One of these days I’m going to see a video on Tik Tok that tells me I have been breathing wrong my whole life and I’m just gonna stop.
Any minute now these two ziplock halves will actually connect. Any. Minute. Now.
I can’t tell if the vegans upstairs are having sex or are finally eating a steak.
Time to play a new game I just made up called “disgusting phrases,” I’ll go first:
“spicy wet cheese”
Cashier: Your total is $2,334.00.
Me: Can you take off the avocado?
Cashier: Okay, that will be $2.00.
“Here comes Paul. We better turn red, fast!”
– every stoplight
Most problems can be traced back to the day you were forced to watch your teacher put a condom on an unsuspecting banana
[tries to walk into my How to Use a Revolving Door class and ends up outside again] what the heck
Kids who were good at lying grew up to be meteorologists
I don’t know. “Your goose is cooked” seems like a positive. Like someone saying, “Hey, dinner’s ready. We’re having goose.”

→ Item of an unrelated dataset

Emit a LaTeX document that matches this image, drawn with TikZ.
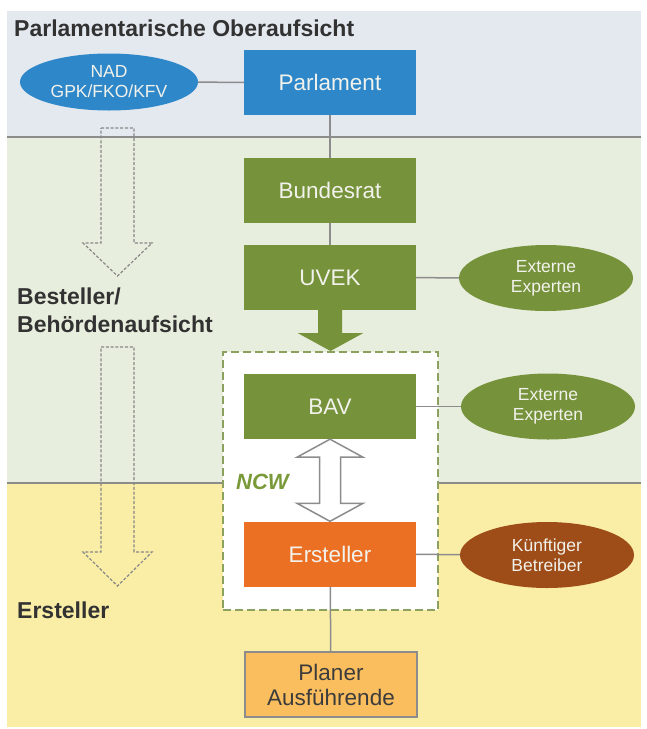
\documentclass[tikz,border=0pt]{standalone}
\usepackage{fontspec}
\setmainfont{Liberation Sans}
\usetikzlibrary{calc,shapes.geometric}
\definecolor{bandblue}{RGB}{228,233,240}
\definecolor{bandgreen}{RGB}{232,238,221}
\definecolor{bandyellow}{RGB}{250,237,166}
\definecolor{linegray}{RGB}{140,140,140}
\definecolor{dotgray}{RGB}{135,135,135}
\definecolor{pblue}{RGB}{46,135,200}
\definecolor{pgreen}{RGB}{118,146,58}
\definecolor{porange}{RGB}{236,112,36}
\definecolor{pbrown}{RGB}{158,76,24}
\definecolor{plight}{RGB}{250,190,95}
\definecolor{dashgreen}{RGB}{140,160,95}
\definecolor{ncwgreen}{RGB}{122,154,58}
\definecolor{labelgray}{RGB}{50,50,50}
\definecolor{boxtext}{RGB}{242,242,236}
\definecolor{darktext}{RGB}{60,60,60}
\begin{document}
\begin{tikzpicture}[x=1pt,y=-1pt,
  box/.style={rectangle, minimum width=172pt, minimum height=65pt, inner sep=0pt,
    text=boxtext, font=\fontsize{22.5}{25}\selectfont, align=center},
  ell/.style={ellipse, minimum width=174pt, minimum height=66pt, inner sep=0pt,
    text=boxtext, font=\fontsize{17.5}{20}\selectfont, align=center},
  conn/.style={draw=linegray, line width=1.5pt},
  sect/.style={anchor=base west, inner sep=0pt, text=labelgray,
    font=\bfseries\fontsize{23}{28}\selectfont},
  dotarrow/.style={draw=dotgray, line width=1.2pt, dash pattern=on 3pt off 1.8pt, line join=miter},
  hollow/.style={draw=linegray, line width=1.5pt, fill=white, line join=miter}
]
\useasboundingbox (0,0) rectangle (646,729);
\fill[white] (0,0) rectangle (646,729);
% bands
\fill[bandblue] (7,11) rectangle (641,137);
\fill[bandgreen] (7,137) rectangle (641,483);
\fill[bandyellow] (7,483) rectangle (641,727);
\draw[linegray, line width=2pt] (7,137) -- (641,137);
\draw[linegray, line width=2pt] (7,483) -- (641,483);

% section labels
\node[sect] (t1) at (14,36) {Parlamentarische Oberaufsicht};
\node[sect] (t2) at (17,304) {Besteller/};
\node[sect] (t3) at (17,332) {Behördenaufsicht};
\node[sect] (t4) at (17,618) {Ersteller};

% left dotted hollow arrows
\draw[dotarrow] (101,128) -- (134,128) -- (134,243) -- (152,243) -- (117.5,276)
  -- (83,243) -- (101,243) -- cycle;
\draw[dotarrow] (101,347) -- (134,347) -- (134,552) -- (152,552) -- (117.5,586)
  -- (83,552) -- (101,552) -- cycle;

% NCW dashed frame
\node[draw=dashgreen, fill=white, line width=2pt, dash pattern=on 8pt off 4pt,
  minimum width=215pt, minimum height=258pt, inner sep=0pt] (ncw) at (330.5,481) {};
\node[anchor=base west, inner sep=0pt, text=ncwgreen,
  font=\bfseries\itshape\fontsize{22}{26}\selectfont] (ncwlabel) at (236,489) {NCW};

% boxes
\node[box, fill=pblue] (parl) at (330,82.5) {Parlament};
\node[box, fill=pgreen] (br) at (330,190.5) {Bundesrat};
\node[box, fill=pgreen] (uvek) at (330,277.5) {UVEK};
\node[box, fill=pgreen] (bav) at (330,406.5) {BAV};
\node[box, fill=porange] (ers) at (330,554) {Ersteller};
\node[box, fill=plight, draw=linegray, line width=1.5pt, text=darktext,
  font=\fontsize{22.5}{25}\selectfont] (plan) at (331,684.5) {Planer\\Ausführende};

% ellipses
\node[ell, fill=pblue, minimum width=178pt, minimum height=57pt] (nad) at (109,82) {NAD\\GPK/FKO/KFV};
\node[ell, fill=pgreen] (ee1) at (546,278) {Externe\\Experten};
\node[ell, fill=pgreen] (ee2) at (548,406.5) {Externe\\Experten};
\node[ell, fill=pbrown] (kb) at (547,555) {Künftiger\\Betreiber};

% connectors
\draw[conn] (nad) -- (parl);
\draw[conn] (parl) -- (br);
\draw[conn] (br) -- (uvek);
\draw[conn] (uvek) -- (ee1);
\draw[conn] (bav) -- (ee2);
\draw[conn] (ers) -- (kb);
\draw[conn] (ers) -- (plan);

% big green arrow UVEK -> NCW frame
\fill[pgreen] ($(uvek.south)+(-12,0)$) -- ($(uvek.south)+(-12,23)$) -- ($(uvek.south)+(-32,23)$)
  -- (ncw.north) -- ($(uvek.south)+(33,23)$) -- ($(uvek.south)+(12,23)$)
  -- ($(uvek.south)+(12,0)$) -- cycle;

% hollow double arrow BAV <-> Ersteller
\draw[hollow] (bav.south) -- ($(bav.south)+(33,18)$) -- ($(bav.south)+(10.5,18)$)
  -- ($(ers.north)+(10.5,-18)$) -- ($(ers.north)+(33,-18)$) -- (ers.north)
  -- ($(ers.north)+(-33,-18)$) -- ($(ers.north)+(-10.5,-18)$)
  -- ($(bav.south)+(-10.5,18)$) -- ($(bav.south)+(-33,18)$) -- cycle;
\end{tikzpicture}
\end{document}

“I’m not a big horse person”
– a lying centaur
If you don’t walk sideways chanting ‘crab people’ when holding tongs, we can’t be friends.
A lot of people frown on demon possession, but then can’t name a quicker way to learn Latin.
My husband said he wants me to stop drinking and still be in a good mood. So I told him to stop putting gas in the car and still drive.
📽️movie date🎞️
Stop playing that stupid game and pick a Netflix movie Arthur!
Some of you are like family to me. I don’t want you calling me either.